Unrealistic perspectives

In its allegations, IIDMA claims that the current production of green hydrogen in Spain and the uncertainty regarding future production does not justify the construction of the H2Med. As IIDMA´s lawyer Quentin Aubineau explains, “Spain produces nearly 500.000 tons of hydrogen annually, of which only 50 are green hydrogen, an unrealistic level of production. Given current production forecasts and the absence of a study analysing future projections for green hydrogen demand before the presentation of the project, the construction of the H2Med, as well as the concession of a PCIs status, find no logical basis.

IIDMA also emphasizes that the technical feasibility of the H2Med-BarMar project has not been demonstrated, given that the sector is yet to prepare a technical recommendation guide examining the most optimal design of submarines pipelines to guarantee the efficiency and security of the infrastructure.

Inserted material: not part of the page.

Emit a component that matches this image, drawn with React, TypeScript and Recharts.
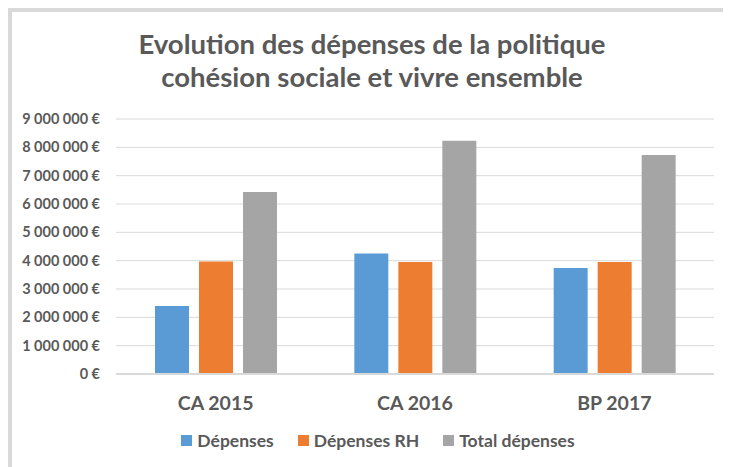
import React from 'react';
import {
  BarChart,
  Bar,
  XAxis,
  YAxis,
  CartesianGrid,
  Legend,
} from 'recharts';

const categories = ['CA 2015', 'CA 2016', 'BP 2017'];
const depenses = [2400000, 4250000, 3740000];
const depensesRH = [3970000, 3950000, 3950000];
const totalDepenses = [6420000, 8230000, 7730000];
const yTicks = [0, 1000000, 2000000, 3000000, 4000000, 5000000, 6000000, 7000000, 8000000, 9000000];

const titleLines = [
  'Evolution des dépenses de la politique',
  'cohésion sociale et vivre ensemble',
];

const series = [
  { key: 'depenses', name: 'Dépenses', color: '#5B9BD5' },
  { key: 'depensesRH', name: 'Dépenses RH', color: '#ED7D31' },
  { key: 'total', name: 'Total dépenses', color: '#A5A5A5' },
];

const data = categories.map((c, i) => ({
  name: c,
  depenses: depenses[i],
  depensesRH: depensesRH[i],
  total: totalDepenses[i],
}));

const FONT = 'Lato, "Open Sans", sans-serif';
const TEXT = '#595959';

// thousands separated by spaces, euro sign after
function formatEuro(v: number) {
  return v.toString().replace(/\B(?=(\d{3})+(?!\d))/g, ' ') + ' €';
}

function CustomLegend() {
  return (
    <div
      style={{
        display: 'flex',
        justifyContent: 'center',
        gap: 24,
        fontFamily: FONT,
        fontWeight: 700,
        fontSize: 17.5,
        color: TEXT,
      }}
    >
      {series.map((s) => (
        <div key={s.key} style={{ display: 'flex', alignItems: 'center' }}>
          <span
            style={{
              width: 11,
              height: 11,
              background: s.color,
              display: 'inline-block',
              marginRight: 5,
            }}
          />
          {s.name}
        </div>
      ))}
    </div>
  );
}

export default function App() {
  return (
    <div style={{ position: 'relative', width: 723, height: 459, overflow: 'hidden' }}>
      {/* chart frame */}
      <div
        style={{
          position: 'absolute',
          left: 0,
          top: 0,
          width: 740,
          height: 480,
          borderTop: '4px solid #d9d9d9',
          borderLeft: '4px solid #d9d9d9',
          background: '#fff',
        }}
      />
      {titleLines.map((t, i) => (
        <div
          key={i}
          style={{
            position: 'absolute',
            left: 0,
            width: 728,
            top: 20 + i * 33,
            textAlign: 'center',
            fontFamily: FONT,
            fontWeight: 700,
            fontSize: 27.5,
            lineHeight: '32px',
            color: TEXT,
          }}
        >
          {t}
        </div>
      ))}
      <div style={{ position: 'absolute', left: 0, top: 0 }}>
        <BarChart
          width={723}
          height={459}
          data={data}
          margin={{ top: 111, right: 17, left: 8, bottom: 42 }}
          barCategoryGap="19.5%"
          barGap={10}
        >
          <CartesianGrid vertical={false} stroke="#d9d9d9" strokeWidth={1} />
          <XAxis
            dataKey="name"
            height={30}
            axisLine={{ stroke: '#d9d9d9', strokeWidth: 2 }}
            tickLine={false}
            tickSize={0}
            tickMargin={22}
            tick={{ fill: TEXT, fontSize: 19.5, fontWeight: 700, fontFamily: FONT }}
          />
          <YAxis
            width={100}
            domain={[0, 9000000]}
            ticks={yTicks}
            interval={0}
            axisLine={false}
            tickLine={false}
            tickSize={0}
            tickMargin={16}
            tickFormatter={formatEuro}
            tick={{ fill: TEXT, fontSize: 14.5, fontWeight: 700, fontFamily: FONT }}
          />
          <Legend
            content={<CustomLegend />}
            wrapperStyle={{ position: 'absolute', top: 422, left: 0, width: 740 }}
          />
          {series.map((s) => (
            <Bar
              key={s.key}
              dataKey={s.key}
              name={s.name}
              fill={s.color}
              barSize={34}
              isAnimationActive={false}
            />
          ))}
        </BarChart>
      </div>
    </div>
  );
}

Furthermore, the construction of the H2Med contemplates the possibility of reutilizing existing gas pipelines. In this regard, IIDMA warns that the technologies to adjust gas pipelines to hydrogen transport are not developed on a large scale and are not as adaptable as the industry makes us believe. “In fact, hydrogen features are different from fossil gas, which implies a higher risk of leakage through small openings and holes. These leaks of hydrogen emissions can indirectly produce warming effects 11 times worse than those of CO2,” said Carlota Ruiz-Bautista, a lawyer at IIDMA.

Prioritizing local production and consumption

As for hydrogen production, IIDMA stresses the importance of it taking place close to the sites where it is consumed, given the difficulties associated with its long-distance transport from an economic, technical and energy efficiency perspective. “Large transport infrastructures such as H2Med run the risk of not being necessary in the future, becoming oversized and not responding to the needs of the energy transition,” added IIDMA lawyer Massimiliano Patierno.

IIDMA also highlights that the development and introduction of green hydrogen should aim to displace the use of the current hydrogen of fossil origin, thus prioritizing the decarbonization of those sectors that traditionally consume hydrogen and that already have infrastructures adapted for it use, as is the case of the refinery sector and the chemical industry. Any new uses for hydrogen should be limited to sectors that are difficult to electrify, such as heavy road transport, shipping and aviation.

Regarding public grants, such as that foreseen for PCI projects, IIDMA considers that they should only be implemented to support green hydrogen projects, excluding all those that somehow favor the production of non-renewable hydrogen. The H2Med project refers to “low-emission” hydrogen, which is not entirely carbon neutral. It is therefore important to ensure that, when green hydrogen infrastructures are developed, they are used exclusively for this type of hydrogen.

Impacts on local populations and ecosystems

The production of green hydrogen requires large amounts of electricity to be used in electrolyzers, which will be generated mainly through large-scale deployment of renewable energy projects. IIDMA argues that this deployment may not only lead to adverse impacts on the environment and biodiversity, but could also spark opposition in rural areas, mainly due to the lack of prior dialogue with the affected communities.

Moreover, if the production of green hydrogen is carried out with natural sources of water, water scarcity and drought problems could occur in certain territories, thus affecting the local population and destroying ecosystems.